- [SET TASK]: Return the material exactly, first line through the line containing "import seaborn as sns", and nothing more. Pictures stay out.

═════ DATA EXTRACT

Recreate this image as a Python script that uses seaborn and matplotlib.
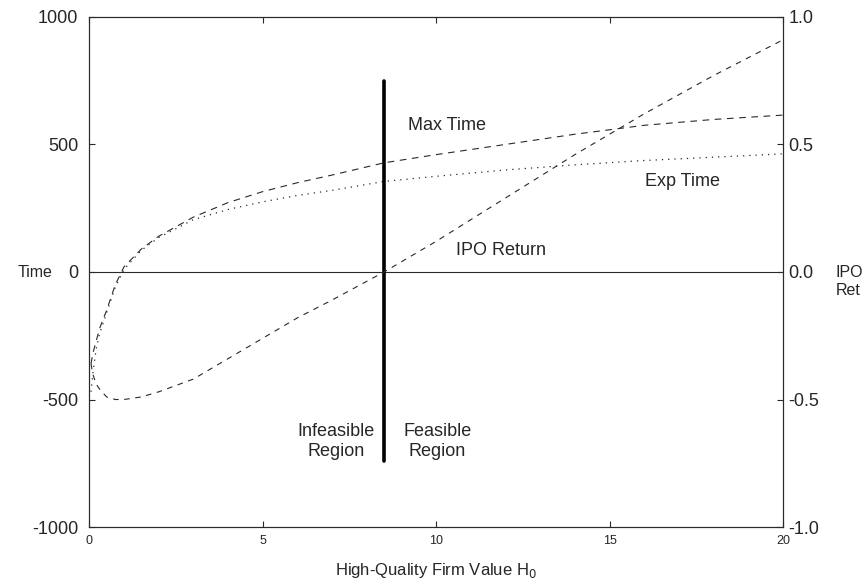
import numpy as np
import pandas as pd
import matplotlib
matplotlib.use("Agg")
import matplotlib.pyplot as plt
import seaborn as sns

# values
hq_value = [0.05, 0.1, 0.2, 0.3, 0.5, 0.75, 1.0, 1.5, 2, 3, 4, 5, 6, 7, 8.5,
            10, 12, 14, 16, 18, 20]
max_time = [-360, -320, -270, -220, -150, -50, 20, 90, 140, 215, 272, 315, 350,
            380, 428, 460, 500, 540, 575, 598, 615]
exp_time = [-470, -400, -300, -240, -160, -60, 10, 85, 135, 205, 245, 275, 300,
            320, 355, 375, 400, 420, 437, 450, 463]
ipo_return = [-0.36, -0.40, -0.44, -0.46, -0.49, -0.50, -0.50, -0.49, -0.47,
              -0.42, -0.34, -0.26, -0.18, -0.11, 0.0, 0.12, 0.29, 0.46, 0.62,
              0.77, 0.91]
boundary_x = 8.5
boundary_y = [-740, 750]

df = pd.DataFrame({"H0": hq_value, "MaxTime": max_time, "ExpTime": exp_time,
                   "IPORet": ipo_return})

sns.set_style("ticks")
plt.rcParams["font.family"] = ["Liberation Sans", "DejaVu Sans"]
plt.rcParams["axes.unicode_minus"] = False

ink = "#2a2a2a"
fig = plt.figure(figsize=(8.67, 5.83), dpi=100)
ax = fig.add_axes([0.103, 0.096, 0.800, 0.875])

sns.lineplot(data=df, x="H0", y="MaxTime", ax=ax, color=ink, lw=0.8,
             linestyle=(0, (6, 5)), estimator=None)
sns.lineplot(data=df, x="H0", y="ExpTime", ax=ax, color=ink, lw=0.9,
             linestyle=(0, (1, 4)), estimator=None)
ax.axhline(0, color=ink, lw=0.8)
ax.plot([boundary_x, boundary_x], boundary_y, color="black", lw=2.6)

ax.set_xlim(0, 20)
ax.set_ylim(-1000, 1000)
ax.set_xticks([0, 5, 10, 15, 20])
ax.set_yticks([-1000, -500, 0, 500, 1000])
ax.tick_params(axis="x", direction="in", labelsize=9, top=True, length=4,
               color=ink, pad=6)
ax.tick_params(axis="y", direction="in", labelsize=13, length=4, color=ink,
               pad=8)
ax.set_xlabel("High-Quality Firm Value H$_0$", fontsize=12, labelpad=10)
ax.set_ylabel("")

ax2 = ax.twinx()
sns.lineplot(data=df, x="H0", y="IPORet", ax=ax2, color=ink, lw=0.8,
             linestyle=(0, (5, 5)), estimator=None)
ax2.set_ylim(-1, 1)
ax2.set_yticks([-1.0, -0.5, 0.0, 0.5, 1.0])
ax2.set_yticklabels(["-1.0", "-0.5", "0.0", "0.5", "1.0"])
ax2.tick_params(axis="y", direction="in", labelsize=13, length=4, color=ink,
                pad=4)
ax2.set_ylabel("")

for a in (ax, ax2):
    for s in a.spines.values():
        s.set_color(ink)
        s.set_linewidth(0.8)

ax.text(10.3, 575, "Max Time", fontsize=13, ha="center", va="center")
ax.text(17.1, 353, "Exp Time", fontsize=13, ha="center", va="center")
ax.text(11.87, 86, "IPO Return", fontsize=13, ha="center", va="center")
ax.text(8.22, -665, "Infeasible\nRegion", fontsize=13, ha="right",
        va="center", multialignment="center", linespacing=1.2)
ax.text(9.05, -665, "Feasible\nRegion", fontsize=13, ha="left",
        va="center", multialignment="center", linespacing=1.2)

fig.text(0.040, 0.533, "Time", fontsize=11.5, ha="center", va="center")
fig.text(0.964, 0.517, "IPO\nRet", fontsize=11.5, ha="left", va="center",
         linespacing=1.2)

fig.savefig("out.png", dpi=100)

══════════

- [FINISHED EXERCISE]:
Recreate this image as a Python script that uses seaborn and matplotlib.
import numpy as np
import pandas as pd
import matplotlib
matplotlib.use("Agg")
import matplotlib.pyplot as plt
import seaborn as sns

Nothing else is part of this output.